Not everything in life fits inside The Box. Love, for example, rarely does because true love is way bigger than The Box. True love soars, flutters, and drifts in fickle wind, dipping occasionally to thumb its nose at The Box below. Love is arrogant that way. Inconvenient and arrogant, thank God for its existence. The same holds true for opportunities. Many in life arrive unannounced. Unexpected newness or change disruption might rattle inside the box, but sometimes the greatest breaks coming from the road less traveled.

Whether it’s love or other external forces, the creation of responsorial or reflexive stimuli shape what we consider gently placing or forcefully throwing into The Box. Whether or not something earns its way into The Box depends on two things:

  1. The impact of the thoughts and feelings the event generates. What we think drives how we feel, but what we feel drives what we do. If we are open-minded, we evaluate things openly. If a past negative experience turns us permanently close-minded, we might lose a chance to learn, grow, and advance.
  2. How wide openings are, relative to the spaghetti strainer or coffee filter our brains utilize, en route to deciding what to save or discard. People whose lives process life experiences through tiny imperceptible holes like a coffee filler capture and keep more than those with larger holes like a strainer.

Filtering thoughts, expectations, and experiential surprises and calamities through the brain’s strainer or sieve determines what is culled to add to The Box and what we discard. For example, people who hold grudges filter through finer, tighter strainers than those who do not.
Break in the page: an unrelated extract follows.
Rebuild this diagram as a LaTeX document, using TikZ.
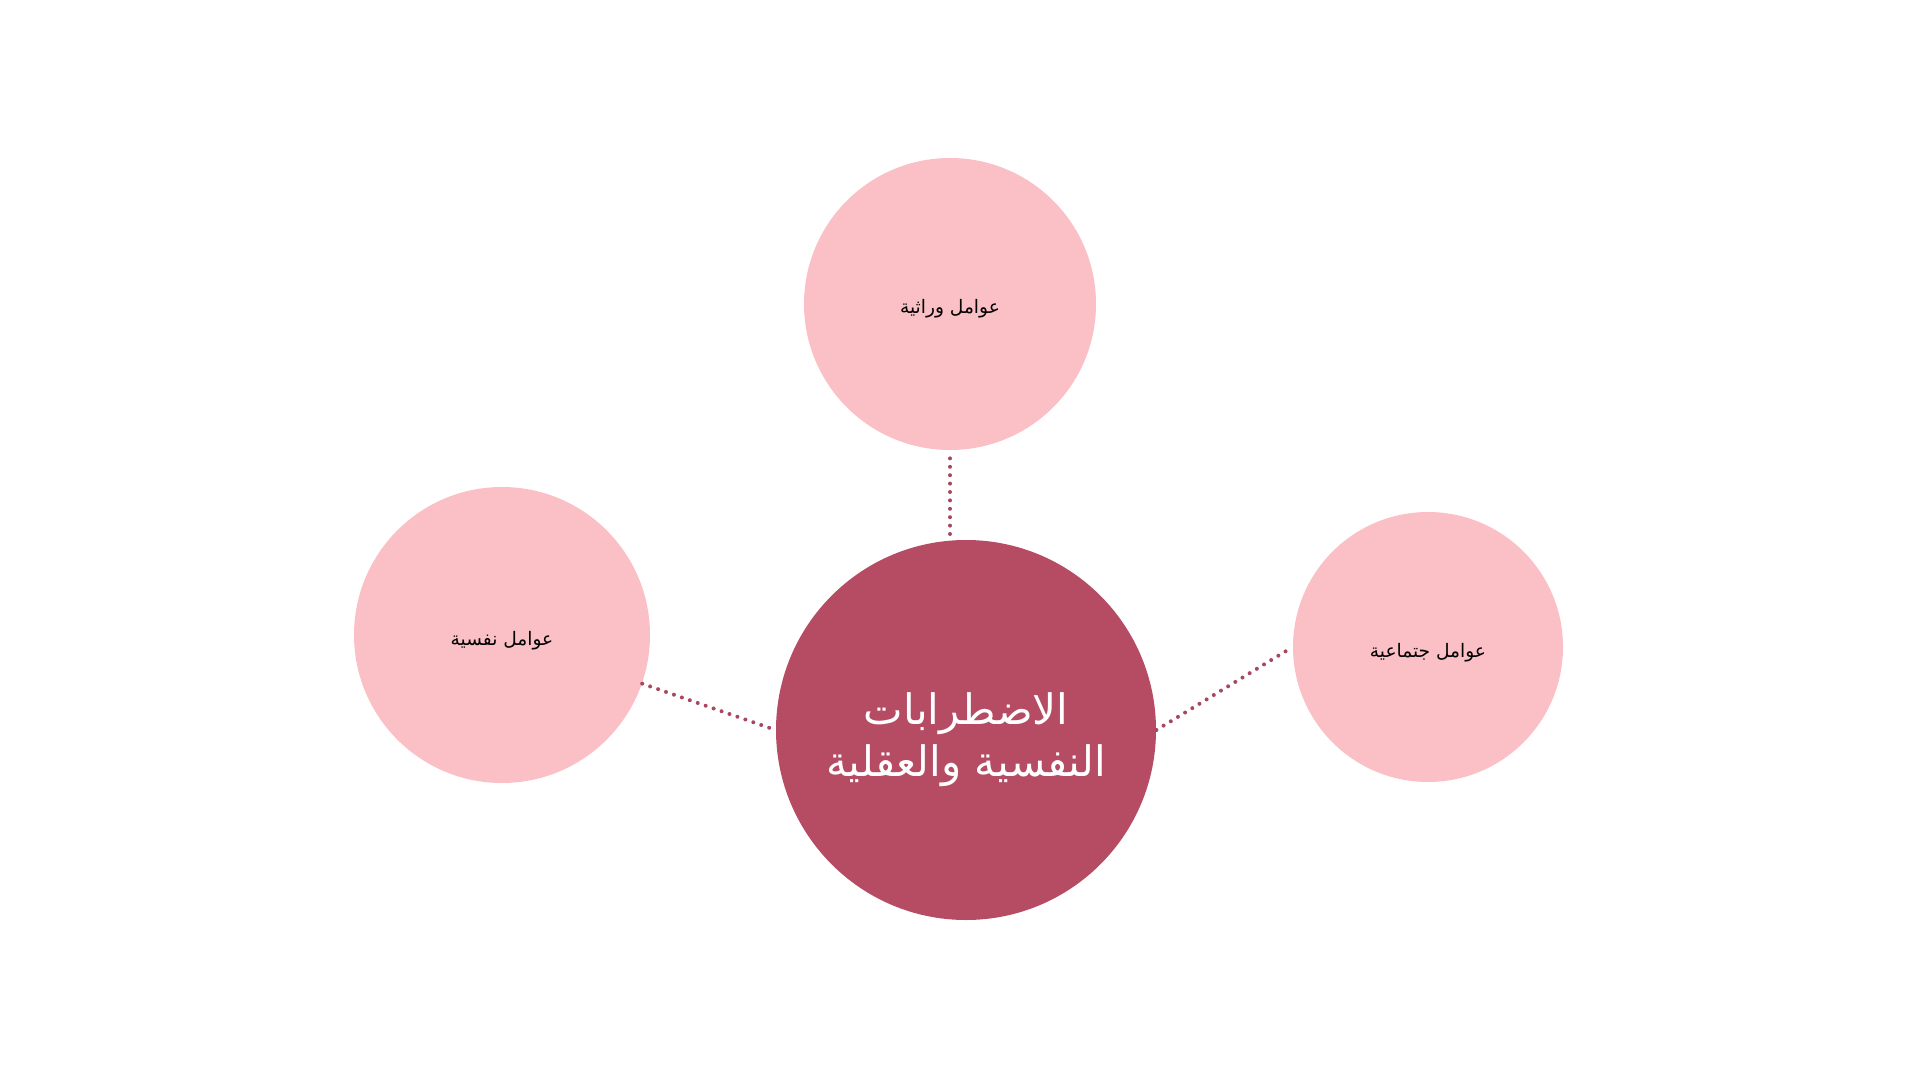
\documentclass[tikz,border=0pt]{standalone}
\usepackage{fontspec}
\usepackage{xcolor}
\usetikzlibrary{positioning, calc}
\TeXXeTstate=1
\newfontfamily\arabicfont[Script=Arabic]{DejaVu Sans}
\definecolor{softpink}{HTML}{FBC0C5}
\definecolor{rosewood}{HTML}{B64C64}
\definecolor{dotline}{HTML}{A84860}

\begin{document}
\begin{tikzpicture}[
				x=0.5pt, y=-0.5pt,
				factor/.style={circle, fill=softpink, inner sep=0pt, text height=13pt, text depth=3pt, font=\arabicfont\fontsize{9.3}{11}\selectfont, text=black},
				core/.style={circle, fill=rosewood, minimum size=190pt, inner sep=0pt, align=center, text=white, font=\arabicfont\fontsize{21}{26}\selectfont},
				link/.style={dotline, line width=2pt, line cap=round, dash pattern=on 0pt off 4.2pt}
				]
				\useasboundingbox (0,0) rectangle (1920,1080);
				\node[core] (disorders) at (966,730) {\rule{0pt}{26pt}\beginR الاضطرابات\endR\\\beginR النفسية والعقلية\endR};
				\node[factor, minimum size=146pt] (genetic) at (950,304) {\beginR عوامل وراثية\endR};
				\node[factor, minimum size=148pt] (psych) at (502,635) {\beginR عوامل نفسية\endR};
				\node[factor, minimum size=135pt] (social) at (1428,647) {\beginR عوامل جتماعية\endR};
				% connectors
				\draw[link] ($(genetic.south)+(0,8)$) -- ($(disorders.north -| genetic.south)+(0,-4)$);
				\draw[link] (psych) -- (disorders.west);
				\draw[link] (disorders.east) -- (social.west);
			\end{tikzpicture}
\end{document}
The same holds true for those vulnerable to being judged. The habit of collecting and hoarding with a reluctance to ignore is why some go through life filling far larger boxes than others; and why those larger boxes are often crammed full rather than half-empty.

Own your box, keep it orderly, and judiciously challenge what you insist belongs. Just because some person or thing butts in and demands consideration does not mean that he, she, or it has the right to be there. And just because something is already in The Box does means it must remain. Rotate The Box’s inventory, especially as life matures us by age or influence.

Inside the box will be your core values and beliefs. Outside The Box, things will orbit or meteor by. Do not fear the orbiting UFO or meteor of opportunity. The unexpected helps make life worth living.